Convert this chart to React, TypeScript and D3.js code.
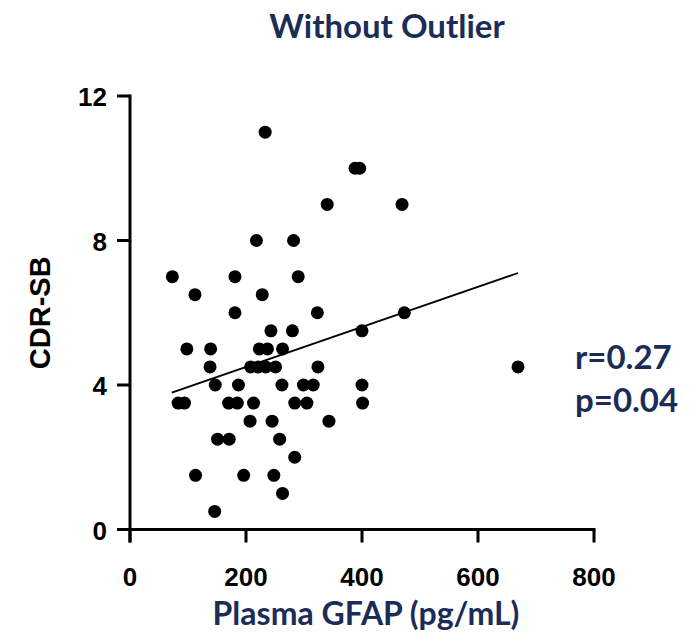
import React from "react";
import * as d3 from "d3";

const gfap = [
  233, 388, 396, 340, 469, 218, 282, 73, 181, 290, 112, 228, 181, 323, 473,
  243, 280, 400, 98, 139, 223, 237, 263, 138, 208, 221, 234, 251, 324,
  147, 187, 262, 299, 316, 400, 83, 94, 170, 185, 213, 284, 305, 401,
  207, 245, 343, 151, 171, 258, 284, 113, 196, 248, 263, 146, 669,
];
const cdrsb = [
  11, 10, 10, 9, 9, 8, 8, 7, 7, 7, 6.5, 6.5, 6, 6, 6,
  5.5, 5.5, 5.5, 5, 5, 5, 5, 5, 4.5, 4.5, 4.5, 4.5, 4.5, 4.5,
  4, 4, 4, 4, 4, 4, 3.5, 3.5, 3.5, 3.5, 3.5, 3.5, 3.5, 3.5,
  3, 3, 3, 2.5, 2.5, 2.5, 2, 1.5, 1.5, 1.5, 1, 0.5, 4.5,
];
const fitX = [72, 669];
const fitY = [3.79, 7.1];
const xTicks = [0, 200, 400, 600, 800];
const yTicks = [0, 4, 8, 12];
const title = "Without Outlier";
const xLabel = "Plasma GFAP (pg/mL)";
const yLabel = "CDR-SB";
const statLines = ["r=0.27", "p=0.04"];

const W = 698;
const H = 641;
const navy = "#1b2d56";
const axisFont = "'Liberation Sans', Arial, sans-serif";
const titleFont = "Lato, 'Open Sans', sans-serif";

export default function App() {
  const x = d3.scaleLinear().domain([0, 800]).range([130, 594]);
  const y = d3.scaleLinear().domain([0, 12]).range([529.5, 96]);
  const tick = 13;
  const line = d3
    .line<number>()
    .x((_, i) => x(fitX[i]))
    .y((_, i) => y(fitY[i]));
  return (
    <svg
      width={W}
      height={H}
      style={{ position: "absolute", left: 0, top: 0, background: "#fff" }}
    >
      <rect width={W} height={H} fill="#fff" />
      <text
        x={387}
        y={38}
        textAnchor="middle"
        fontFamily={titleFont}
        fontWeight={700}
        fontSize={33}
        fill={navy}
      >
        {title}
      </text>
      {/* axes */}
      <g stroke="#000" strokeWidth={3} fill="none">
        <line x1={x(0) - tick} x2={x(800) + 1.5} y1={y(0)} y2={y(0)} />
        <line x1={x(0)} x2={x(0)} y1={y(0) + tick} y2={y(12) - 1.5} />
        {xTicks.map((t) => (
          <line key={"xt" + t} x1={x(t)} x2={x(t)} y1={y(0)} y2={y(0) + tick} />
        ))}
        {yTicks.map((t) => (
          <line key={"yt" + t} x1={x(0) - tick} x2={x(0)} y1={y(t)} y2={y(t)} />
        ))}
      </g>
      <g fontFamily={axisFont} fontWeight={700} fontSize={26} fill="#000">
        {xTicks.map((t) => (
          <text key={"xl" + t} x={x(t)} y={586} textAnchor="middle">
            {t}
          </text>
        ))}
        {yTicks.map((t) => (
          <text key={"yl" + t} x={107} y={y(t) + 10} textAnchor="end">
            {t}
          </text>
        ))}
      </g>
      <text
        transform={`translate(50,${y(6)}) rotate(-90)`}
        textAnchor="middle"
        fontFamily={axisFont}
        fontWeight={700}
        fontSize={29}
        fill="#000"
      >
        {yLabel}
      </text>
      <text
        x={366}
        y={625}
        textAnchor="middle"
        fontFamily={titleFont}
        fontWeight={700}
        fontSize={32}
        fill={navy}
      >
        {xLabel}
      </text>
      {/* regression line */}
      <path d={line(fitX) || ""} stroke="#000" strokeWidth={1.8} fill="none" />
      {/* points */}
      <g fill="#000">
        {gfap.map((g, i) => (
          <circle key={i} cx={x(g)} cy={y(cdrsb[i])} r={6.5} />
        ))}
      </g>
      <g fontFamily={titleFont} fontWeight={700} fontSize={33} fill={navy}>
        {statLines.map((s, i) => (
          <text key={s} x={575} y={369 + i * 43}>
            {s}
          </text>
        ))}
      </g>
    </svg>
  );
}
■ ■ ■ ■ ■ ■ ■
#### REQUIREMENT:
Go through the listing above and return every line where the word "React" occurs.

#### CORRECT OUTPUT:
Convert this chart to React, TypeScript and D3.js code.
import React from "react";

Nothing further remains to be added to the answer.